Je dois un article à la revue Le Grognard, que je ne parviens pas à écrire, je m'en excuse auprès d'eux. J'avais été séduit, par le caractère modéré et sceptique de leur individualisme. Mais la philosophie morale individualiste même modérée n'est-elle pas encore trop dans l'abstraction et dans l'erreur ?
Paul Valéry à propos de Nietzsche
Lettre à Gide - 13 janvier 1899 (18 mois avant la mort de Nietzsche, mais 10 ans après sa chute)
"Quant à Nietzsche, diable ! Il me semble (si j'ai saisi, ce qui n'est pas encore sûr) que tu te presses un peu de l'unifier. Pour moi, il est avant tout contradictoire. Par exemple, il éreinte A par méthode B, et puis il démolit B ; et conserve les deux éreintements tout de même.
Donc, dans son ensemble, il y a des choses admirables ou naïves ou inutiles ; donc, il faut choisir ce qui convient et revenir soit à Stendhal soit à Descartes, car il n'y a guère de milieu possible. Souvent des chapitres entiers sont, comme dirait ton garçon de café, d'une gratuité terrible. Son grand tort à mes yeux est de vouloir faire une philosophie de la violence. Le résultat, c'est Mauclair - c'est clair !
(...) Le plus amusant chez lui, c'est l'air convaincu et la préoccupation éthique - chose qui me fait toujours rigoler - car en somme c'est une affaire de cuisine. Il veut travailler dans la morale, et il ne voit pas que le fond moderne de cela, c'est l'indifférence bien présentée. D'ailleurs, as-tu remarqué le truc merveilleux que constitue le Superuomo ? Cela permet à la fois d'être optimiste et pessimiste, d'où pages diverses; etc., d'être romantique et classique, etc. ad libitum. (...)

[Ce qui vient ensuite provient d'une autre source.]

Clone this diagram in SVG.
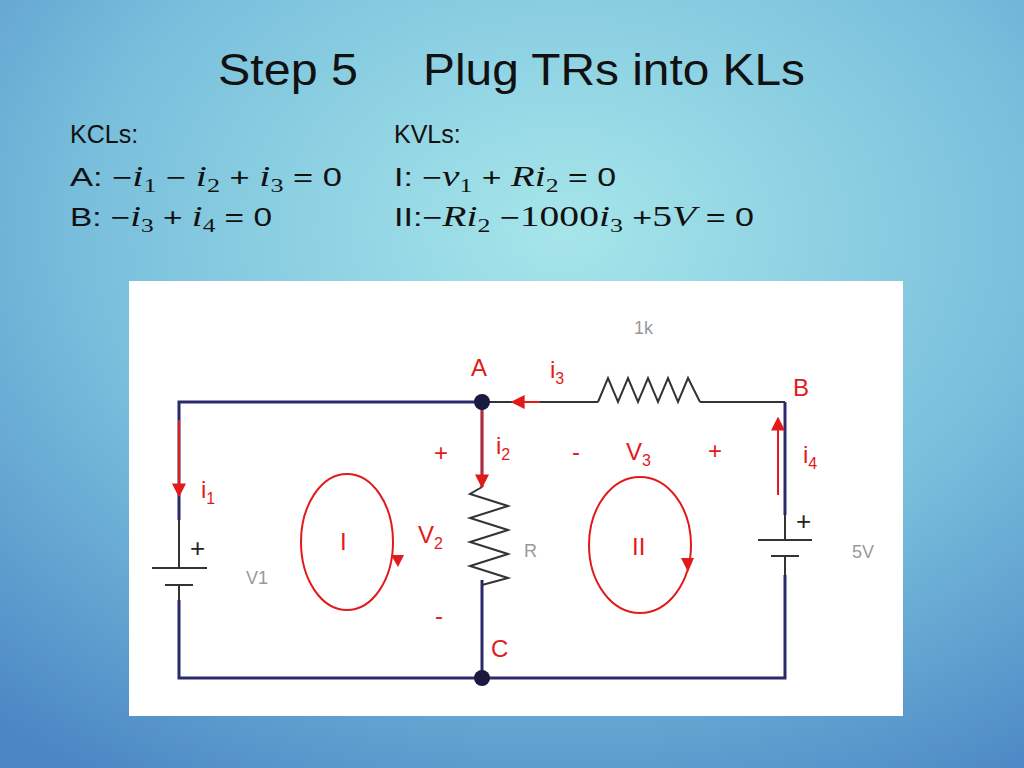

Nietzsche, qui est beaucoup plus métaphysicien que moi, - car je crois l'être aussi peu que cela est décent, a refait son Dieu, sa Cause, sa Force, sa Vie,etc, et il a pris le bon chemin traditionnel : la contradiction. Seulement, chez lui, elle n'est pas tant dans les termes, in terminis, que dans les choses (...) "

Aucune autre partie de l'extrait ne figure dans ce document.